In another thread someone mentioned moving to “value” in a recession. I will
point out that my biggest losses in 2008 were in individual stocks. These were: a major conservative insurance company (100 percent loss) and an electric utility (100 percent loss).
The MBA geniuses running most of the old line companies are not building anything, they are fighting a rear guard action of descending into dissolution.
On the other hand, the companies that we are invested in are building businesses that do stuff and they are building into relevance.
The old “value” companies are doing “deferred maintenance” (AT&T) “financial engineering” (GE) and “working with customers” (Boeing)
They are borrowing not only cash on the bond market, they are borrowing from deferred maintenance, future economic growth and from engineering knowledge.
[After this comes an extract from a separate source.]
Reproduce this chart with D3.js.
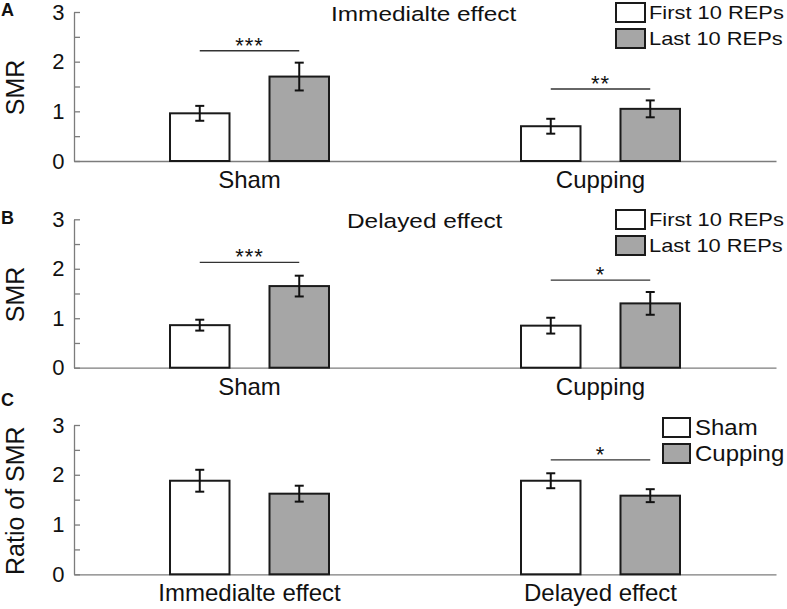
<!DOCTYPE html>
<html><head><meta charset="utf-8">
<script src="https://cdn.jsdelivr.net/npm/d3@7"></script>
<style>
body{margin:0;background:#fff}
svg{display:block}
text{font-family:"Liberation Sans",Arial,Helvetica,sans-serif}
</style>
</head><body>
<svg id="chart" width="787" height="609"></svg>
<script>
// ---------- data ----------
const groupCats = ["Sham", "Cupping"];
const repSeries = ["First 10 REPs", "Last 10 REPs"];

const immFirst = [0.96, 0.70];
const immFirstErr = [0.15, 0.15];
const immLast = [1.70, 1.05];
const immLastErr = [0.28, 0.17];
const immSig = ["***", "**"];
const immSigY = [2.22, 1.45];

const delFirst = [0.86, 0.85];
const delFirstErr = [0.11, 0.16];
const delLast = [1.65, 1.30];
const delLastErr = [0.21, 0.23];
const delSig = ["***", "*"];
const delSigY = [2.13, 1.77];

const effectCats = ["Immedialte effect", "Delayed effect"];
const groupSeries = ["Sham", "Cupping"];
const ratioSham = [1.88, 1.88];
const ratioShamErr = [0.22, 0.15];
const ratioCup = [1.62, 1.58];
const ratioCupErr = [0.16, 0.13];
const ratioSig = [null, "*"];
const ratioSigY = [null, 2.30];

const yTickValues = [0, 0.5, 1, 1.5, 2, 2.5, 3];
const yTickLabels = ["0", "", "1", "", "2", "", "3"];

// ---------- layout ----------
const svg = d3.select("#chart");
const FILLS = ["#ffffff", "#a6a6a6"];
const AXIS_COLOR = "#7c7c7c";

const panels = [
  { letter: "A", letterY: 16, cats: groupCats, series: repSeries,
    a: immFirst, aErr: immFirstErr, b: immLast, bErr: immLastErr,
    sig: immSig, sigY: immSigY, y0: 161, y3: 12, ylabel: "SMR",
    title: "Immedialte effect", titleX: 331, titleY: 21,
    legend: { boxX: 616, boxW: 29, y: 3, textX: 649, font: 17.5, sx: 1.25 } },
  { letter: "B", letterY: 224, cats: groupCats, series: repSeries,
    a: delFirst, aErr: delFirstErr, b: delLast, bErr: delLastErr,
    sig: delSig, sigY: delSigY, y0: 367.7, y3: 219.3, ylabel: "SMR",
    title: "Delayed effect", titleX: 347, titleY: 228,
    legend: { boxX: 616, boxW: 29, y: 210, textX: 649, font: 17.5, sx: 1.25 } },
  { letter: "C", letterY: 406, cats: effectCats, series: groupSeries,
    a: ratioSham, aErr: ratioShamErr, b: ratioCup, bErr: ratioCupErr,
    sig: ratioSig, sigY: ratioSigY, y0: 574.3, y3: 425, ylabel: "Ratio of SMR",
    title: null,
    legend: { boxX: 663, boxW: 27, y: 418, textX: 695, font: 22, sx: 1.09 } }
];

panels.forEach(p => {
  const g = svg.append("g");
  const y = d3.scaleLinear().domain([0, 3]).range([p.y0, p.y3]);
  const x = d3.scaleBand().domain(p.cats).range([74, 776]);
  const xi = d3.scaleBand().domain(p.series).range([0, x.bandwidth()])
    .paddingInner(0.402).paddingOuter(0.965);

  // x axis
  g.append("g").attr("transform", `translate(0,${p.y0})`)
    .call(d3.axisBottom(x).tickSize(0).tickPadding(10))
    .call(a => {
      a.attr("font-family", null).attr("font-size", null);
      a.select(".domain").attr("stroke", AXIS_COLOR).attr("stroke-width", 1.3);
      a.selectAll("text").attr("font-size", 24).attr("fill", "#111");
    });

  // y axis
  g.append("g").attr("transform", "translate(74,0)")
    .call(d3.axisLeft(y).tickValues(yTickValues)
      .tickFormat((d, i) => yTickLabels[i])
      .tickSizeInner(-6).tickSizeOuter(0).tickPadding(9.5))
    .call(a => {
      a.attr("font-family", null).attr("font-size", null);
      a.select(".domain").attr("stroke", AXIS_COLOR).attr("stroke-width", 1.3);
      a.selectAll(".tick line").attr("stroke", AXIS_COLOR).attr("stroke-width", 1.3);
      a.selectAll("text").attr("font-size", 22).attr("fill", "#111");
    });

  // y label
  g.append("text")
    .attr("transform", `translate(24,${(p.y0 + p.y3) / 2 + 1}) rotate(-90)`)
    .attr("text-anchor", "middle").attr("font-size", 25).attr("fill", "#111")
    .text(p.ylabel);

  // data rows
  const rows = p.cats.map((c, i) => ({
    cat: c,
    vals: [
      { s: p.series[0], v: p.a[i], e: p.aErr[i], k: 0 },
      { s: p.series[1], v: p.b[i], e: p.bErr[i], k: 1 }
    ],
    sig: p.sig[i], sigY: p.sigY[i]
  }));

  const grp = g.selectAll(".grp").data(rows).join("g")
    .attr("transform", d => `translate(${x(d.cat)},0)`);

  // bars
  grp.selectAll("rect").data(d => d.vals).join("rect")
    .attr("x", d => xi(d.s)).attr("width", xi.bandwidth())
    .attr("y", d => y(d.v)).attr("height", d => p.y0 - y(d.v))
    .attr("fill", d => FILLS[d.k]).attr("stroke", "#1a1a1a").attr("stroke-width", 2);

  // error bars
  const eb = grp.selectAll(".eb").data(d => d.vals).join("g")
    .attr("transform", d => `translate(${xi(d.s) + xi.bandwidth() / 2},0)`)
    .attr("stroke", "#111").attr("stroke-width", 2);
  eb.append("line").attr("y1", d => y(d.v + d.e)).attr("y2", d => y(d.v - d.e));
  eb.append("line").attr("x1", -4.5).attr("x2", 4.5)
    .attr("y1", d => y(d.v + d.e)).attr("y2", d => y(d.v + d.e));
  eb.append("line").attr("x1", -4.5).attr("x2", 4.5)
    .attr("y1", d => y(d.v - d.e)).attr("y2", d => y(d.v - d.e));

  // significance
  const sg = grp.filter(d => d.sig);
  sg.append("line")
    .attr("x1", xi(p.series[0]) + xi.bandwidth() / 2)
    .attr("x2", xi(p.series[1]) + xi.bandwidth() / 2)
    .attr("y1", d => y(d.sigY)).attr("y2", d => y(d.sigY))
    .attr("stroke", "#333").attr("stroke-width", 1.3);
  sg.append("text")
    .attr("x", (xi(p.series[0]) + xi(p.series[1]) + xi.bandwidth()) / 2)
    .attr("y", d => y(d.sigY) + 2)
    .attr("text-anchor", "middle").attr("font-size", 22)
    .attr("letter-spacing", 1).attr("fill", "#111")
    .text(d => d.sig);

  // title
  if (p.title) {
    g.append("text")
      .attr("transform", `translate(${p.titleX},${p.titleY}) scale(1.19,1)`)
      .attr("font-size", 20.5).attr("fill", "#111").text(p.title);
  }

  // legend
  const L = p.legend;
  const lg = g.selectAll(".lg").data(p.series).join("g")
    .attr("transform", (d, i) => `translate(0,${L.y + i * 26})`);
  lg.append("rect").attr("x", L.boxX).attr("y", 0).attr("width", L.boxW).attr("height", 19)
    .attr("fill", (d, i) => FILLS[i]).attr("stroke", "#1a1a1a").attr("stroke-width", 2);
  lg.append("text")
    .attr("transform", `translate(${L.textX},${L.font === 22 ? 17 : 15.5}) scale(${L.sx},1)`)
    .attr("font-size", L.font).attr("fill", "#111").text(d => d);

  // panel letter
  g.append("text").attr("x", 1).attr("y", p.letterY)
    .attr("font-size", 18).attr("font-weight", "bold").attr("fill", "#111")
    .text(p.letter);
});
</script>
</body></html>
The leverage that they are carrying is immense. But because they do not show up on the balance sheets these “value” companies are simply black holes that will suck your wealth into them.
Personally, my “Saul port” is carrying a lot of cash. This is the position that I am comfortable with. To push it more would leave me more vulnerable to my own emotional by and sell actions. The rest of my portfolios are now mostly bonds or cash with an ever diminishing amount in equity ETF’s.
I am actually more comfortable with the “Saul” port than the market ETF and only some odd 401k rules have me invested there at all.